Contrairement aux humains, les robots – aussi sophistiqués soient-ils – ne peuvent s’engendrer eux-mêmes, et qu’ils haïssent ou qu’ils adorent leur inventeur, qu’ils s’y soumettent ou s’en émancipent, ils ne peuvent faire mine d’ignorer cette filiation. Mais voilà, Alix est condamnée (on lui a diagnostiqué une tumeur au cerveau), et de toute façon, depuis la mort de son père il y a huit mois, elle s’étiole et se meurt, au propre comme au figuré.

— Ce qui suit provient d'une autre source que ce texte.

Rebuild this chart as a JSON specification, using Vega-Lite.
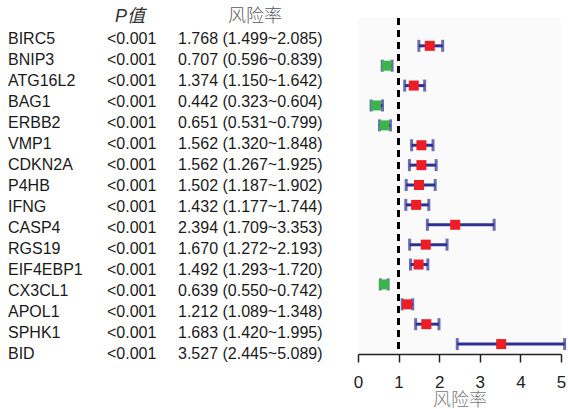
{
  "$schema": "https://vega.github.io/schema/vega-lite/v6.json",
  "padding": {"left": 8, "top": 8, "right": 0, "bottom": 0},
  "background": "white",
  "bounds": "flush",
  "spacing": 0,
  "config": {
    "font": "Liberation Sans, Noto Sans CJK SC",
    "view": {"stroke": null},
    "title": {"fontSize": 18, "fontWeight": "normal", "anchor": "start", "frame": "group", "baseline": "middle", "offset": -8}
  },
  "datasets": {
    "genes": [
      {"gene": "BIRC5", "p": "<0.001", "hr": 1.768, "lo": 1.499, "hi": 2.085, "hrText": "1.768 (1.499~2.085)", "risk": "high"},
      {"gene": "BNIP3", "p": "<0.001", "hr": 0.707, "lo": 0.596, "hi": 0.839, "hrText": "0.707 (0.596~0.839)", "risk": "low"},
      {"gene": "ATG16L2", "p": "<0.001", "hr": 1.374, "lo": 1.150, "hi": 1.642, "hrText": "1.374 (1.150~1.642)", "risk": "high"},
      {"gene": "BAG1", "p": "<0.001", "hr": 0.442, "lo": 0.323, "hi": 0.604, "hrText": "0.442 (0.323~0.604)", "risk": "low"},
      {"gene": "ERBB2", "p": "<0.001", "hr": 0.651, "lo": 0.531, "hi": 0.799, "hrText": "0.651 (0.531~0.799)", "risk": "low"},
      {"gene": "VMP1", "p": "<0.001", "hr": 1.562, "lo": 1.320, "hi": 1.848, "hrText": "1.562 (1.320~1.848)", "risk": "high"},
      {"gene": "CDKN2A", "p": "<0.001", "hr": 1.562, "lo": 1.267, "hi": 1.925, "hrText": "1.562 (1.267~1.925)", "risk": "high"},
      {"gene": "P4HB", "p": "<0.001", "hr": 1.502, "lo": 1.187, "hi": 1.902, "hrText": "1.502 (1.187~1.902)", "risk": "high"},
      {"gene": "IFNG", "p": "<0.001", "hr": 1.432, "lo": 1.177, "hi": 1.744, "hrText": "1.432 (1.177~1.744)", "risk": "high"},
      {"gene": "CASP4", "p": "<0.001", "hr": 2.394, "lo": 1.709, "hi": 3.353, "hrText": "2.394 (1.709~3.353)", "risk": "high"},
      {"gene": "RGS19", "p": "<0.001", "hr": 1.670, "lo": 1.272, "hi": 2.193, "hrText": "1.670 (1.272~2.193)", "risk": "high"},
      {"gene": "EIF4EBP1", "p": "<0.001", "hr": 1.492, "lo": 1.293, "hi": 1.720, "hrText": "1.492 (1.293~1.720)", "risk": "high"},
      {"gene": "CX3CL1", "p": "<0.001", "hr": 0.639, "lo": 0.550, "hi": 0.742, "hrText": "0.639 (0.550~0.742)", "risk": "low"},
      {"gene": "APOL1", "p": "<0.001", "hr": 1.212, "lo": 1.089, "hi": 1.348, "hrText": "1.212 (1.089~1.348)", "risk": "high"},
      {"gene": "SPHK1", "p": "<0.001", "hr": 1.683, "lo": 1.420, "hi": 1.995, "hrText": "1.683 (1.420~1.995)", "risk": "high"},
      {"gene": "BID", "p": "<0.001", "hr": 3.527, "lo": 2.445, "hi": 5.089, "hrText": "3.527 (2.445~5.089)", "risk": "high"}
    ]
  },
  "hconcat": [
    {
      "data": {"name": "genes"},
      "width": 99,
      "height": 336,
      "mark": {"type": "text", "align": "left", "baseline": "middle", "fontSize": 16, "color": "#1a1a1a"},
      "encoding": {
        "y": {"field": "gene", "type": "nominal", "sort": null, "axis": null, "scale": {"paddingInner": 0, "paddingOuter": 0.45, "align": 1}},
        "x": {"datum": 0, "type": "quantitative", "scale": {"domain": [0, 1]}, "axis": null},
        "text": {"field": "gene"}
      }
    },
    {
      "data": {"name": "genes"},
      "width": 71,
      "height": 336,
      "title": {"text": "P值", "fontStyle": "italic", "color": "#333333", "dx": 8},
      "mark": {"type": "text", "align": "left", "baseline": "middle", "fontSize": 16, "color": "#1a1a1a"},
      "encoding": {
        "y": {"field": "gene", "type": "nominal", "sort": null, "axis": null, "scale": {"paddingInner": 0, "paddingOuter": 0.45, "align": 1}},
        "x": {"datum": 0, "type": "quantitative", "scale": {"domain": [0, 1]}, "axis": null},
        "text": {"field": "p"}
      }
    },
    {
      "data": {"name": "genes"},
      "width": 180,
      "height": 336,
      "title": {"text": "风险率", "color": "#5a5a5a", "dx": 50, "font": "Noto Sans CJK SC", "fontWeight": 300},
      "mark": {"type": "text", "align": "left", "baseline": "middle", "fontSize": 16, "color": "#1a1a1a"},
      "encoding": {
        "y": {"field": "gene", "type": "nominal", "sort": null, "axis": null, "scale": {"paddingInner": 0, "paddingOuter": 0.45, "align": 1}},
        "x": {"datum": 0, "type": "quantitative", "scale": {"domain": [0, 1]}, "axis": null},
        "text": {"field": "hrText"}
      }
    },
    {
      "data": {"name": "genes"},
      "width": 203,
      "height": 336,
      "view": {"fill": "#fafafa", "stroke": null},
      "encoding": {
        "y": {"field": "gene", "type": "nominal", "sort": null, "axis": null, "scale": {"paddingInner": 0, "paddingOuter": 0.45, "align": 1}}
      },
      "layer": [
        {
          "mark": {"type": "rule", "strokeDash": [7, 5], "strokeWidth": 2.5, "color": "#000000"},
          "encoding": {
            "x": {"datum": 1, "type": "quantitative"},
            "y": null
          }
        },
        {
          "mark": {"type": "rule", "strokeWidth": 3, "color": "#2e3192"},
          "encoding": {
            "x": {"field": "lo", "type": "quantitative", "scale": {"domain": [0, 5], "nice": false, "zero": false},
              "axis": {"values": [0, 1, 2, 3, 4, 5], "grid": false, "tickSize": 8, "tickWidth": 1.5, "tickColor": "#222222", "domainColor": "#222222", "domainWidth": 1.5, "labelFontSize": 17, "labelColor": "#222222", "labelPadding": 12, "labelFlush": false, "title": "风险率", "titleFont": "Noto Sans CJK SC", "titleFontSize": 18, "titleFontWeight": 300, "titleColor": "#777777", "titlePadding": 1}},
            "x2": {"field": "hi"}
          }
        },
        {
          "mark": {"type": "tick", "orient": "vertical", "size": 12, "thickness": 3, "color": "#2e3192"},
          "encoding": {"x": {"field": "lo", "type": "quantitative"}}
        },
        {
          "mark": {"type": "tick", "orient": "vertical", "size": 12, "thickness": 3, "color": "#2e3192"},
          "encoding": {"x": {"field": "hi", "type": "quantitative"}}
        },
        {
          "mark": {"type": "point", "shape": "square", "filled": true, "size": 100, "opacity": 1},
          "encoding": {
            "x": {"field": "hr", "type": "quantitative"},
            "color": {"field": "risk", "type": "nominal", "scale": {"domain": ["high", "low"], "range": ["#ee1c25", "#3ab54a"]}, "legend": null}
          }
        }
      ]
    }
  ]
}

Histoire d’amour incestueuse
Mêlant les voix de la créature et de sa créatrice, Patrick Laurent nous entraîne dans une épopée de quelques jours où se bousculent une poignée d’intrigues parallèles, jetées là comme pour détourner notre attention de ce qui se joue réellement ici, entre la femme et son invention : une histoire d’amour incestueuse, la prise de pouvoir de la chose par le langage, la défaite annoncée du mortel par le technologique, mais surtout la victoire de la littérature.
Car là où Patrick Laurent excelle, c’est quand il laisse parler son robot, pour qui il invente un style d’une belle imagination poétique, celui d’un enfant qui aurait à sa disposition tous les mots du dictionnaire, mais pas l’expérience pour les agencer. Un petit tour de force.